# Objective
Among the lines below, how many carry the string "this"? Reply with a number and nothing else.

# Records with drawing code
[start]

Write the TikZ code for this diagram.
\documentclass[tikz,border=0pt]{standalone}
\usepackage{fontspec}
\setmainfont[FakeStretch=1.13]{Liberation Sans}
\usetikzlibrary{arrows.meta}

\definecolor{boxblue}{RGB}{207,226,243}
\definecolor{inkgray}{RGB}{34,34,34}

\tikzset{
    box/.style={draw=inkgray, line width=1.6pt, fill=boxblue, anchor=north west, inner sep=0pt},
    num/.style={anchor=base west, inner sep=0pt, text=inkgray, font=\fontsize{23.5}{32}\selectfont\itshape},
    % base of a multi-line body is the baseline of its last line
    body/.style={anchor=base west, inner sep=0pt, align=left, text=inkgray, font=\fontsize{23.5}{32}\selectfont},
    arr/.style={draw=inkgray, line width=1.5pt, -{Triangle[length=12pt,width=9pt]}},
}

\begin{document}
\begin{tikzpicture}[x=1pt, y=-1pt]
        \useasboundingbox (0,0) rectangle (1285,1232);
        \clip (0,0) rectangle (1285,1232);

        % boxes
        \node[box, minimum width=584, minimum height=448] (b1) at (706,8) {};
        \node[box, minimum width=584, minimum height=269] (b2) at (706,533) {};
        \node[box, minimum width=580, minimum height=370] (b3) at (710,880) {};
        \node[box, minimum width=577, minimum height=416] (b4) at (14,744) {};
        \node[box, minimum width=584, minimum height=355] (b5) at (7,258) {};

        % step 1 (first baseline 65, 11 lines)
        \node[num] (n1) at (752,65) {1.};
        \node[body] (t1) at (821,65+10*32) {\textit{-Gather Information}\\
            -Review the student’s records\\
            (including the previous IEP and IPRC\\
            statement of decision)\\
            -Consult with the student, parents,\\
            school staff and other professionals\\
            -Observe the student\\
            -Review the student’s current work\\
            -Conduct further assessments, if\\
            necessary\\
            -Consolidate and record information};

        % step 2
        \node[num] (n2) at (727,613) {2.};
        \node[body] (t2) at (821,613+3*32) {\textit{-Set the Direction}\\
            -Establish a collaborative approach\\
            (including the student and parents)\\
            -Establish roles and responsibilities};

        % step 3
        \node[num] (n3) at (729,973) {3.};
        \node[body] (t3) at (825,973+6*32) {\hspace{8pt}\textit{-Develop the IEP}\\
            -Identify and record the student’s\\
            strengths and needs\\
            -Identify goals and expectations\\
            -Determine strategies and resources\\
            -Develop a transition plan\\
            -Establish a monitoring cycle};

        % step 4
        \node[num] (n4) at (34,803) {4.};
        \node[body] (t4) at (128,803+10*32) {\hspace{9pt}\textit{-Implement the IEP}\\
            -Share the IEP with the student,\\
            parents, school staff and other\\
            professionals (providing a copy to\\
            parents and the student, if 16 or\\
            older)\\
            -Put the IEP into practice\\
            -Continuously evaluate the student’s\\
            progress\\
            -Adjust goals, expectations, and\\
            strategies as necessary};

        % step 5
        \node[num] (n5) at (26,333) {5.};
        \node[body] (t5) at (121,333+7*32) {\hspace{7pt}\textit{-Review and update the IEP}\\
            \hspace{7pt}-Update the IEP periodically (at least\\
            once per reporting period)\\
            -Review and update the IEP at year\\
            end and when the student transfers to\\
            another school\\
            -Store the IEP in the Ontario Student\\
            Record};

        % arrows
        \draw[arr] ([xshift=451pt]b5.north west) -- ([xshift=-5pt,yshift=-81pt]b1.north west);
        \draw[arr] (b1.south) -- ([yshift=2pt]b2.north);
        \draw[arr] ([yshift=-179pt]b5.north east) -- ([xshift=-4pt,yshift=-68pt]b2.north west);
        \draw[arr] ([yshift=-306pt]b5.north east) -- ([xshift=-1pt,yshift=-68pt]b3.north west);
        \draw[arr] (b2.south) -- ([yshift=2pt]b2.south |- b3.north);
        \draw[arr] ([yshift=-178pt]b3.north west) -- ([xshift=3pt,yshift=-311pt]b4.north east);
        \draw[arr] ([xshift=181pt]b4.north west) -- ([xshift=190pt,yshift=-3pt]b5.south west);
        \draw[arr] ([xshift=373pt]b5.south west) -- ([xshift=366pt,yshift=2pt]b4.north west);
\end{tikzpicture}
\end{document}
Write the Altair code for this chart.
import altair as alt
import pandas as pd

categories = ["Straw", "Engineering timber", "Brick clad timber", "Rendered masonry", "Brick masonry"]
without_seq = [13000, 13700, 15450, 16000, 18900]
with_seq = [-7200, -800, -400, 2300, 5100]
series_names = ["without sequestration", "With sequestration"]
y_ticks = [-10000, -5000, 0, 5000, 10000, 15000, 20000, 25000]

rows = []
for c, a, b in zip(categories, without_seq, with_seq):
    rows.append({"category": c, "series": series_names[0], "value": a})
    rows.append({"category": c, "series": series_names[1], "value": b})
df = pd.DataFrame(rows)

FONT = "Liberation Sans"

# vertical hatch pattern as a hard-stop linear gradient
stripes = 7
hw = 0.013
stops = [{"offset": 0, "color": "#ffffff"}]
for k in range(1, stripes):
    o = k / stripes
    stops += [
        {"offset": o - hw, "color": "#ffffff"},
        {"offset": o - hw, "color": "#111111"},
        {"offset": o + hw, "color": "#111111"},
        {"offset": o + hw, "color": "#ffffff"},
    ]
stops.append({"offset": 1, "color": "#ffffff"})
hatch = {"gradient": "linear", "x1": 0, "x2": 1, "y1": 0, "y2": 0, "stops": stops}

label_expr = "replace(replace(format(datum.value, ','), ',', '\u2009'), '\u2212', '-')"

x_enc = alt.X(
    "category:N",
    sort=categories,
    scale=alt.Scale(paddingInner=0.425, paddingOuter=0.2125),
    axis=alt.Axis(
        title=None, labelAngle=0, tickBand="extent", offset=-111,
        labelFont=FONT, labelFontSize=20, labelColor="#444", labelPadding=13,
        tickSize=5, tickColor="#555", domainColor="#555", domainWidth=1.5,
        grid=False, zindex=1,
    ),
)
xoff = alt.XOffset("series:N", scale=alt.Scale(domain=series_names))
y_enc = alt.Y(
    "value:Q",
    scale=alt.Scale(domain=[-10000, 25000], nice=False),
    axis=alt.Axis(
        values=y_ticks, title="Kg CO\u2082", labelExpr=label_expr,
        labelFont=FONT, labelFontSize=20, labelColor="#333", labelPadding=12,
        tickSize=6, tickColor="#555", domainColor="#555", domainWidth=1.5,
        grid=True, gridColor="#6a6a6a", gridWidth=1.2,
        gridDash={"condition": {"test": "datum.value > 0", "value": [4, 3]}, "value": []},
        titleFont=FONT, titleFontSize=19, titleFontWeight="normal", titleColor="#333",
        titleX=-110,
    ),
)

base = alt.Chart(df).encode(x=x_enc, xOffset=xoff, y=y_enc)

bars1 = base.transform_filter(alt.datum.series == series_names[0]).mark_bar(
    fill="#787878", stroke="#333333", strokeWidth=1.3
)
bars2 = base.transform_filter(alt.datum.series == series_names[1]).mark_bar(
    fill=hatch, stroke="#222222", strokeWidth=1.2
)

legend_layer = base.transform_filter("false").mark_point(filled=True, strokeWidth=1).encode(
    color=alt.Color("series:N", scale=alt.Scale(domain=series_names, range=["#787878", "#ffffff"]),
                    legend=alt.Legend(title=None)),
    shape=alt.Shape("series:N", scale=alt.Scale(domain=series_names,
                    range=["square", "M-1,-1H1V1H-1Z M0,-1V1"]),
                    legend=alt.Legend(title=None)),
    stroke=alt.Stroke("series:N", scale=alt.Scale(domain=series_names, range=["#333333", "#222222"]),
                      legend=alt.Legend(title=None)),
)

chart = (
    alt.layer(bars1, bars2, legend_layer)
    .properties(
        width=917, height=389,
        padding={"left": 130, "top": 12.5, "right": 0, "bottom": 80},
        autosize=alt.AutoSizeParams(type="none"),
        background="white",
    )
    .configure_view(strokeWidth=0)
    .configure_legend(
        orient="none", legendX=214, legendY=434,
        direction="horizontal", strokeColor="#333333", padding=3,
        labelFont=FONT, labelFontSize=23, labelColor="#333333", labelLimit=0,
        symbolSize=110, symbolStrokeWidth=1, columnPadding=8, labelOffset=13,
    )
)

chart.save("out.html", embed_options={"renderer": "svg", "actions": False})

[end]

# The reply
2